## Recorded data:
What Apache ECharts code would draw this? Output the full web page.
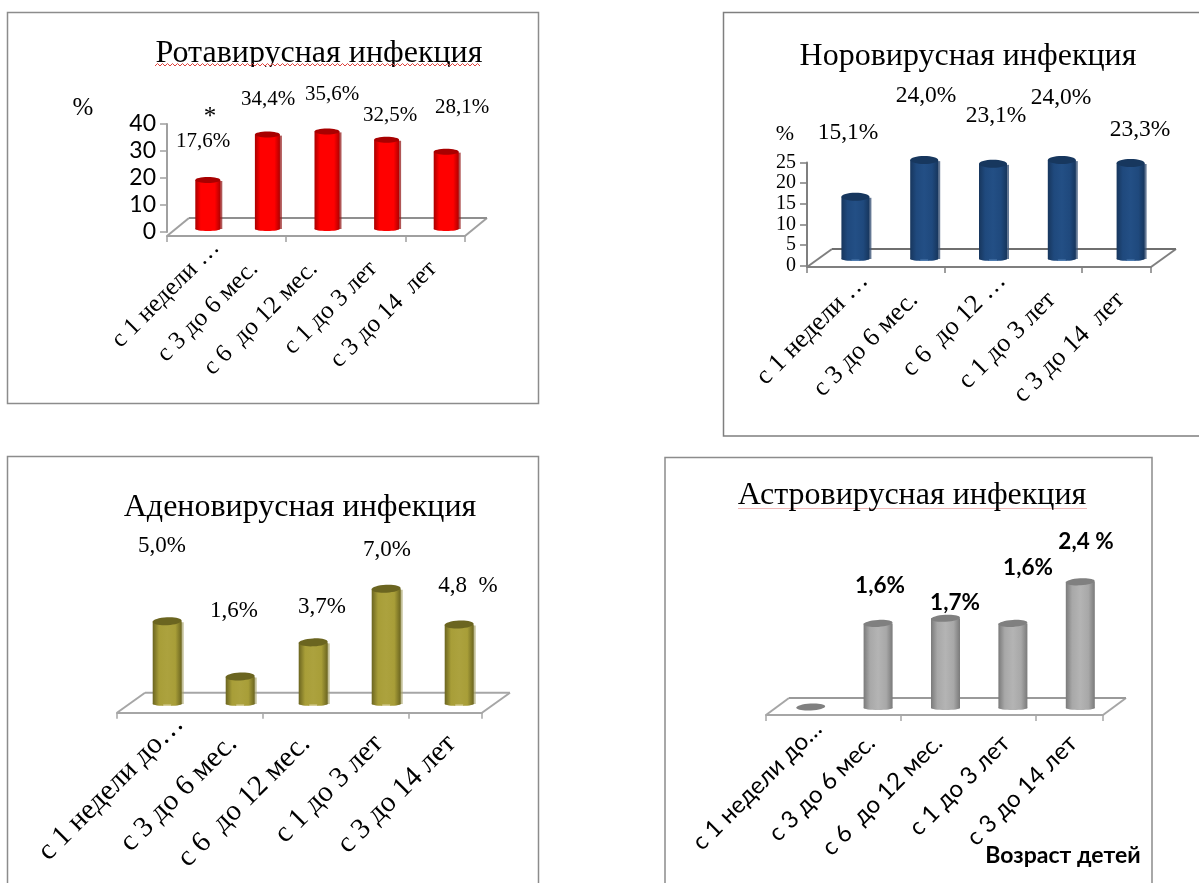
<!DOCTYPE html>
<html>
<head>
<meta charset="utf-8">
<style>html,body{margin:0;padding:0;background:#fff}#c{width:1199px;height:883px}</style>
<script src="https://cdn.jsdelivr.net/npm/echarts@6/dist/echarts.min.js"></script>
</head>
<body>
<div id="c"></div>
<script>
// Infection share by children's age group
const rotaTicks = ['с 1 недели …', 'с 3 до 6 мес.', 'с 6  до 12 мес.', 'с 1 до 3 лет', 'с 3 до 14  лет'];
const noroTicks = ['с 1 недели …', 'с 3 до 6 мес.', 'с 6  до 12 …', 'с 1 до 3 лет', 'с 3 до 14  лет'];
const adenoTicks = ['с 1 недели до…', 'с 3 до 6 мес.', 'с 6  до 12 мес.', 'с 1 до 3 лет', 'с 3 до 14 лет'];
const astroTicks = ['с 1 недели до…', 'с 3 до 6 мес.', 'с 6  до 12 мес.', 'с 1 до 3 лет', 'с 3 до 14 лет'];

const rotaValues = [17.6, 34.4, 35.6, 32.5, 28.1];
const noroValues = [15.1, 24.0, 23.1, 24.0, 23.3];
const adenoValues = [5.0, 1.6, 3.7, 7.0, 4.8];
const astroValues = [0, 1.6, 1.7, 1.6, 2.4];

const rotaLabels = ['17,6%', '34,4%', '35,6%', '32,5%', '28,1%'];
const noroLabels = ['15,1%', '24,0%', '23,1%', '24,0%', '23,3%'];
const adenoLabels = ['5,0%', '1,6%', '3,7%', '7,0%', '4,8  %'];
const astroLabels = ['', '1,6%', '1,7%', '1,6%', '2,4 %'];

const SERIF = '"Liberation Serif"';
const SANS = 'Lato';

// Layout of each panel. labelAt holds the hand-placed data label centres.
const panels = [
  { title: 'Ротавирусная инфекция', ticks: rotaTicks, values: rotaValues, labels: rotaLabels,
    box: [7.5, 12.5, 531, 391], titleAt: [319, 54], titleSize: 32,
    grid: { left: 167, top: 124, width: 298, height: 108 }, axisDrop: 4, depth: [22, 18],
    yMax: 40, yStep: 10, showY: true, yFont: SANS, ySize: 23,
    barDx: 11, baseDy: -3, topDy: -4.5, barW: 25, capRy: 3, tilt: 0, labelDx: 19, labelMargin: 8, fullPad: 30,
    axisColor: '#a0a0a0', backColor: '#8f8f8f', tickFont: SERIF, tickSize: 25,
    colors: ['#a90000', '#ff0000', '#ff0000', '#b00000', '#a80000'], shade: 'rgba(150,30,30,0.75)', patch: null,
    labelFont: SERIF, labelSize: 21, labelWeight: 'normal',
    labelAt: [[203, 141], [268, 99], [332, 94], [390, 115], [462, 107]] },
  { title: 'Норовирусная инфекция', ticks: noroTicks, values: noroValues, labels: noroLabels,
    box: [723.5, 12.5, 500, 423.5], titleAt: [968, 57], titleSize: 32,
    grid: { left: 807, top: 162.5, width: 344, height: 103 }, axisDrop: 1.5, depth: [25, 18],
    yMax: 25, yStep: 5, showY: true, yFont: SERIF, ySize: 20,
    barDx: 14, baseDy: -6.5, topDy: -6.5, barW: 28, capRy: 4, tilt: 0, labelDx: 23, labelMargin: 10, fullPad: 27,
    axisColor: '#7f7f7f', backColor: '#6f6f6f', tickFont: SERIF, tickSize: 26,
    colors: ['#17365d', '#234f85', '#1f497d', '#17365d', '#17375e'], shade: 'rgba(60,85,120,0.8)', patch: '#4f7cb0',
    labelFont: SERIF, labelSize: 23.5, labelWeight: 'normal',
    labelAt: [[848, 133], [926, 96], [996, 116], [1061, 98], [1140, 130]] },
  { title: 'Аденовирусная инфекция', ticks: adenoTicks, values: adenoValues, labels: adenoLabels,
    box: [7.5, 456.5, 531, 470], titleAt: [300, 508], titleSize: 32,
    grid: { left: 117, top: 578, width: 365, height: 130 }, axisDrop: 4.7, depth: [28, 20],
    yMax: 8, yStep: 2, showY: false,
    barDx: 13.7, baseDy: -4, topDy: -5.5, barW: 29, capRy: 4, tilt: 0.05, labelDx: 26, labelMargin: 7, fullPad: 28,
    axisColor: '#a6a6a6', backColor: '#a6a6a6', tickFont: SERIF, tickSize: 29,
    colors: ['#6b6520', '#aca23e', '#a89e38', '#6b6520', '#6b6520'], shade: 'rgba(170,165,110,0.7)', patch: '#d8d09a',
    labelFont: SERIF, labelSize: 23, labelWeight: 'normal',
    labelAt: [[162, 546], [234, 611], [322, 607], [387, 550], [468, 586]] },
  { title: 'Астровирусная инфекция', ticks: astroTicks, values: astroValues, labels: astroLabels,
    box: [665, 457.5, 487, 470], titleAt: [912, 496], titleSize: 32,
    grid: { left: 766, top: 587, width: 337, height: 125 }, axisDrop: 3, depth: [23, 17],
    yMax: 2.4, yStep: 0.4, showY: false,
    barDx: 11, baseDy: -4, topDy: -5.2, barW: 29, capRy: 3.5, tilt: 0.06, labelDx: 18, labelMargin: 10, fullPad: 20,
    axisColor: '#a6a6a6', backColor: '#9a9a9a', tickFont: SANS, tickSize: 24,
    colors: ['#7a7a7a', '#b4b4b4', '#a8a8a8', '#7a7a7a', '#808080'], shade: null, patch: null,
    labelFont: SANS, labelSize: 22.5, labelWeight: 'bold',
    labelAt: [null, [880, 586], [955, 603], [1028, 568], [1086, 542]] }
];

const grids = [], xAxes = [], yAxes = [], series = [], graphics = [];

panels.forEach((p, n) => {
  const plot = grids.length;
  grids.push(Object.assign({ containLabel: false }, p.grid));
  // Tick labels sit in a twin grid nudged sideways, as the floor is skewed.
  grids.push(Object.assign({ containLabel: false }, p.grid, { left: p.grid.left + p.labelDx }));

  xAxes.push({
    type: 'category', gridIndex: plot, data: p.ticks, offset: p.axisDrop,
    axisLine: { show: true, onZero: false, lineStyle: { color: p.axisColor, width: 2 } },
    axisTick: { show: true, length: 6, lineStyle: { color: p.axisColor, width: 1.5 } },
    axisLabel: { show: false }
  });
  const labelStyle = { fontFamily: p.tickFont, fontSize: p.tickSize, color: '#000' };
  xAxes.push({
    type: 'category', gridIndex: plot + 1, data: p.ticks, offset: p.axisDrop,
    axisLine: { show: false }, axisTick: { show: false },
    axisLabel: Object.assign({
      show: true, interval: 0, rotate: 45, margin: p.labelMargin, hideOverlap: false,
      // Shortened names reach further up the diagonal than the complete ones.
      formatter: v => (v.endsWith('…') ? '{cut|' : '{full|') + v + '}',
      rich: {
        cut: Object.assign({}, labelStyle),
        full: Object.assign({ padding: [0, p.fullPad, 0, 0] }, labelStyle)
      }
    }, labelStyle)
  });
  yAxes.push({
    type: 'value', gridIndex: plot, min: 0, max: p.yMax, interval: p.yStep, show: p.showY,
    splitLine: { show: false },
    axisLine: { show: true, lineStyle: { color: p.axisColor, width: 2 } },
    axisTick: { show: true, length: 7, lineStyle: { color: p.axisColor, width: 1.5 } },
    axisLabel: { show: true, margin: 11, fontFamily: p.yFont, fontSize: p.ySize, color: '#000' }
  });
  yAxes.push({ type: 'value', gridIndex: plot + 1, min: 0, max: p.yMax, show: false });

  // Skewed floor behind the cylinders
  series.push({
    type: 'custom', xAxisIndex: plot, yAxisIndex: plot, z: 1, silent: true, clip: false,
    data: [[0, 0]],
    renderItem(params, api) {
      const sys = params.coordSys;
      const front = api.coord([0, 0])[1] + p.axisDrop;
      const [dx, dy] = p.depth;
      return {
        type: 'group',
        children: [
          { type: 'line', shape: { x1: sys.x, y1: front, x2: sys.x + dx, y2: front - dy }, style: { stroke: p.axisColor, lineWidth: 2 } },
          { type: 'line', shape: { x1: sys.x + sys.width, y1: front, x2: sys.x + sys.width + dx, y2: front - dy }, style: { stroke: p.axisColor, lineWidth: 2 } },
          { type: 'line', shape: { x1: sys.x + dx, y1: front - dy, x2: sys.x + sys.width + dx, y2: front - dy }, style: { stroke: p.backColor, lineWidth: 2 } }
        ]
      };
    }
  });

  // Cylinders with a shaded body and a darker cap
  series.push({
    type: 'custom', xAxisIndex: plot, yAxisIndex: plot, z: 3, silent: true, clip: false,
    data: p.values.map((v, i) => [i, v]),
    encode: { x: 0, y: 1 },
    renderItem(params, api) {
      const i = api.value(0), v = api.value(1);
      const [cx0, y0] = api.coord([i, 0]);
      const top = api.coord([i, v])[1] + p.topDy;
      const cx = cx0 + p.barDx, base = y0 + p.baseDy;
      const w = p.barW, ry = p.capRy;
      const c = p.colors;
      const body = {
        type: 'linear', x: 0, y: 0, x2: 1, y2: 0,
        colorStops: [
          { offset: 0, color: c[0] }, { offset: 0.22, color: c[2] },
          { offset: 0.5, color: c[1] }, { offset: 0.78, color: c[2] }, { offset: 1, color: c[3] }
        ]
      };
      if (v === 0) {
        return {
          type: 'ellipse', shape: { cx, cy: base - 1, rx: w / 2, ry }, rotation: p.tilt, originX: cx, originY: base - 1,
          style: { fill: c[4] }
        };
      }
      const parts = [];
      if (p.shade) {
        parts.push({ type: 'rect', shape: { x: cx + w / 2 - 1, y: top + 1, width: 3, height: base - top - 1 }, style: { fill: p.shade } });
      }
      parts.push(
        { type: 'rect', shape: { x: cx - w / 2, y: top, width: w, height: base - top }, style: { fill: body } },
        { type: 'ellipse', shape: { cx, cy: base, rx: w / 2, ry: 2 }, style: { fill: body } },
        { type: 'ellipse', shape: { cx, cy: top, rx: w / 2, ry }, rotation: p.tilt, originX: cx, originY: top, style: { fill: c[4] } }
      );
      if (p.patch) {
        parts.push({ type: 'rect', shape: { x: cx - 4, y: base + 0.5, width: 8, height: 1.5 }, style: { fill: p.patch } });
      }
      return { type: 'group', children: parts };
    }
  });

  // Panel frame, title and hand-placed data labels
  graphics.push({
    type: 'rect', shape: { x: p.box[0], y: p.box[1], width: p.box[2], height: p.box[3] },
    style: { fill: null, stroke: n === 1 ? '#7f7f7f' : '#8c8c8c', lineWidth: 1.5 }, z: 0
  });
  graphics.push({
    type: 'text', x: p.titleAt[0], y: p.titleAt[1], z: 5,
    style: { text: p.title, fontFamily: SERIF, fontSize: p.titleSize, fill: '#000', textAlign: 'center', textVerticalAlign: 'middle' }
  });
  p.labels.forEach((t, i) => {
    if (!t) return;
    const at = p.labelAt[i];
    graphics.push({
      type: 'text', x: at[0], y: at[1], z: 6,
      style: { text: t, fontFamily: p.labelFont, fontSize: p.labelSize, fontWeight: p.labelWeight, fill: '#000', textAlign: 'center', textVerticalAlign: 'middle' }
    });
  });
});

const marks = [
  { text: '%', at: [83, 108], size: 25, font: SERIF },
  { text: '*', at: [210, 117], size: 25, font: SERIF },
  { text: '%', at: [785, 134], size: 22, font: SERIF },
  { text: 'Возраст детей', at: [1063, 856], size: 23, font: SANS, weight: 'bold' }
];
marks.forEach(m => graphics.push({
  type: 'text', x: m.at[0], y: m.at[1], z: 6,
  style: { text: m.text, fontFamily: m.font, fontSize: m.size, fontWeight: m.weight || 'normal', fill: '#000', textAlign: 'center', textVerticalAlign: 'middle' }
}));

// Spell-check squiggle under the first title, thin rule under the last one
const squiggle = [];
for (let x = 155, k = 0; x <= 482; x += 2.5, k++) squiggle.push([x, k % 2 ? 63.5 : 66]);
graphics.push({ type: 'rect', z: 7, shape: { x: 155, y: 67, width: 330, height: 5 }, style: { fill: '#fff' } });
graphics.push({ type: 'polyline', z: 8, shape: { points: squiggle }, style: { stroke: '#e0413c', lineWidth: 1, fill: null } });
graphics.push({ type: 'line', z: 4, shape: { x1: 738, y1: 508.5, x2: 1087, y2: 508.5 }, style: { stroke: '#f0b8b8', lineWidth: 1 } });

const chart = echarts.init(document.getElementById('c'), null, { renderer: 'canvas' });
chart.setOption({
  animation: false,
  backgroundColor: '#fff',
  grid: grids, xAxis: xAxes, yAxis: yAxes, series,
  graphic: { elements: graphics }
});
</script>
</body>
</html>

## Aim:
Leave out any pictures, please, and quote only the lines from the top of the data through the line that contains "const astroTicks = ['с".

## Worked solution:
What Apache ECharts code would draw this? Output the full web page.
<!DOCTYPE html>
<html>
<head>
<meta charset="utf-8">
<style>html,body{margin:0;padding:0;background:#fff}#c{width:1199px;height:883px}</style>
<script src="https://cdn.jsdelivr.net/npm/echarts@6/dist/echarts.min.js"></script>
</head>
<body>
<div id="c"></div>
<script>
// Infection share by children's age group
const rotaTicks = ['с 1 недели …', 'с 3 до 6 мес.', 'с 6  до 12 мес.', 'с 1 до 3 лет', 'с 3 до 14  лет'];
const noroTicks = ['с 1 недели …', 'с 3 до 6 мес.', 'с 6  до 12 …', 'с 1 до 3 лет', 'с 3 до 14  лет'];
const adenoTicks = ['с 1 недели до…', 'с 3 до 6 мес.', 'с 6  до 12 мес.', 'с 1 до 3 лет', 'с 3 до 14 лет'];
const astroTicks = ['с 1 недели до…', 'с 3 до 6 мес.', 'с 6  до 12 мес.', 'с 1 до 3 лет', 'с 3 до 14 лет'];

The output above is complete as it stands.